Ceuta's Fence Is the EU's Southernmost Land Border
Ceuta is a Spanish city on the African continent, three kilometers from Morocco — and technically inside the European Union.
Ceuta occupies 18.5 square kilometers on the Moroccan coast, directly across the Strait of Gibraltar from mainland Spain. Spain has held it since 1580, when Philip II unified the Iberian crowns. Morocco has claimed it as occupied territory since independence in 1956. The population of 85,000 is Spanish, and Ceuta is an autonomous city of Spain — which means it is, legally, European Union territory on the African continent.
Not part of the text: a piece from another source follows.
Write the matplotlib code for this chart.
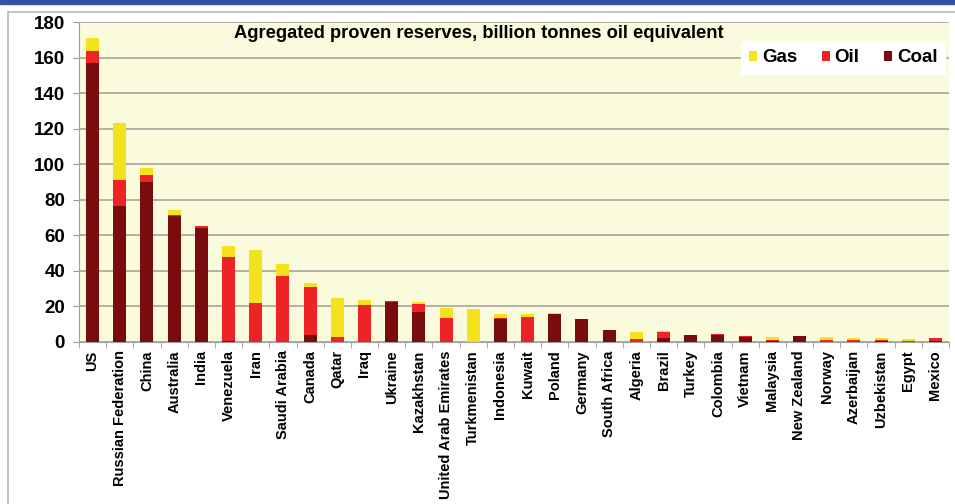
import matplotlib
matplotlib.use("Agg")
import matplotlib.pyplot as plt
from matplotlib.patches import Patch
from matplotlib.lines import Line2D
import numpy as np

countries = ["US", "Russian Federation", "China", "Australia", "India", "Venezuela",
             "Iran", "Saudi Arabia", "Canada", "Qatar", "Iraq", "Ukraine", "Kazakhstan",
             "United Arab Emirates", "Turkmenistan", "Indonesia", "Kuwait", "Poland",
             "Germany", "South Africa", "Algeria", "Brazil", "Turkey", "Colombia",
             "Vietnam", "Malaysia", "New Zealand", "Norway", "Azerbaijan", "Uzbekistan",
             "Egypt", "Mexico"]

# billion tonnes oil equivalent
coal = [157.0, 76.5, 90.0, 71.0, 64.0, 0.3, 0.0, 0.0, 4.0, 0.0, 0.0, 22.5, 17.0,
        0.0, 0.0, 13.0, 0.0, 16.0, 13.0, 6.7, 0.0, 2.5, 4.0, 4.0,
        3.0, 0.3, 3.2, 0.0, 0.0, 0.8, 0.0, 0.6]
oil = [6.5, 14.5, 4.0, 0.5, 1.0, 47.7, 22.0, 37.0, 27.0, 3.0, 20.8, 0.3, 4.5,
       13.3, 0.1, 0.7, 14.3, 0.0, 0.0, 0.0, 1.8, 3.3, 0.0, 0.3,
       0.2, 0.7, 0.0, 0.9, 1.0, 0.1, 0.5, 1.4]
gas = [7.5, 32.0, 4.0, 3.0, 0.5, 6.0, 30.0, 7.0, 2.0, 21.5, 2.8, 0.5, 1.0,
       5.7, 18.3, 2.0, 1.4, 0.1, 0.2, 0.0, 4.0, 0.2, 0.2, 0.2,
       0.1, 2.0, 0.2, 1.7, 1.0, 1.1, 1.3, 0.2]

title = "Agregated proven reserves, billion tonnes oil equivalent"
yticks = list(range(0, 181, 20))

COAL_C = "#7a0c0e"
OIL_C = "#ee2326"
GAS_C = "#f3e21c"
BG = "#fafadc"
GRID = "#a39a93"
FONT = "Liberation Sans"

fig = plt.figure(figsize=(9.55, 5.04), dpi=100)
fig.patch.set_facecolor("white")

ax = fig.add_axes([79 / 955, 162 / 504, 870 / 955, 320 / 504])
ax.set_facecolor(BG)

x = np.arange(len(countries))
coal_a = np.array(coal)
oil_a = np.array(oil)
gas_a = np.array(gas)
w = 0.48
ax.bar(x, coal_a, w, color=COAL_C, zorder=3)
ax.bar(x, oil_a, w, bottom=coal_a, color=OIL_C, zorder=3)
ax.bar(x, gas_a, w, bottom=coal_a + oil_a, color=GAS_C, zorder=3)

ax.set_xlim(-0.5, len(countries) - 0.5)
ax.set_ylim(0, 180)
ax.set_yticks(yticks)
ax.set_yticklabels([str(v) for v in yticks], fontsize=13.5, fontweight="bold",
                   family=FONT)
ax.yaxis.grid(True, color=GRID, linewidth=1.1, zorder=1)
ax.tick_params(axis="y", length=4, color="#9a9a9a", pad=6)

ax.set_xticks(x)
ax.set_xticklabels(countries, rotation=90, fontsize=10.5, fontweight="bold",
                   family=FONT)
ax.tick_params(axis="x", length=0, pad=6)
ax.set_xticks(np.arange(-0.5, len(countries), 1), minor=True)
ax.tick_params(axis="x", which="minor", length=4, color="#9a9a9a")

for side in ("top", "right"):
    ax.spines[side].set_visible(False)
ax.spines["left"].set_color("#a0a0a0")
ax.spines["bottom"].set_color("#a0a0a0")

ax.text(0.4595, 0.992, title, transform=ax.transAxes, ha="center", va="top",
        fontsize=13.2, fontweight="bold", family=FONT, zorder=5)

handles = [Patch(facecolor=GAS_C, edgecolor="none", label="Gas"),
           Patch(facecolor=OIL_C, edgecolor="none", label="Oil"),
           Patch(facecolor=COAL_C, edgecolor="none", label="Coal")]
leg = ax.legend(handles=handles, loc="upper right", ncol=3,
                bbox_to_anchor=(1.0, 0.95), frameon=True, fancybox=False,
                framealpha=1.0, edgecolor="white", facecolor="white",
                handlelength=0.45, handleheight=0.45, handletextpad=0.25,
                columnspacing=1.3, borderpad=0.4, borderaxespad=0.2,
                prop={"family": FONT, "weight": "bold", "size": 13.5})
leg.set_zorder(6)

# page frame: blue band on top, grey rules
fig.add_artist(plt.Rectangle((0, 1 - 4 / 504), 1, 4 / 504, transform=fig.transFigure,
                             color="#3553a6", zorder=0))
fig.add_artist(Line2D([8 / 955, 1], [1 - 12 / 504, 1 - 12 / 504],
                      transform=fig.transFigure, color="#b8b8c0", linewidth=1.2))
fig.add_artist(Line2D([8 / 955, 8 / 955], [0, 1 - 12 / 504],
                      transform=fig.transFigure, color="#b8b8c0", linewidth=1.2))

fig.savefig("out.png", dpi=100, facecolor=fig.get_facecolor())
The city is separated from Morocco by a double fence, originally built in the 1990s and reinforced several times since. Between the two fences runs a patrol road. Morocco and Spain share a border crossing at the north end of Ceuta: the Tarajal crossing, which handles both pedestrian and vehicle traffic and, in ordinary years, tens of thousands of cross-border workers per day — Moroccan citizens who live in the neighboring city of Tetouan and work in Ceuta.
In May 2021, approximately 8,000 people entered Ceuta in a single day by swimming or wading from the Moroccan side. The crossing came after Spain granted asylum to a Polisario Front leader, infuriating the Moroccan government, which briefly stopped enforcing the border. Spanish soldiers and police pushed most back the same day.
Melilla, on Morocco's Mediterranean coast 400 kilometers to the east, has the same legal status: a Spanish city in Africa, EU territory, a double fence. The two cities are the only land borders the European Union shares with Africa.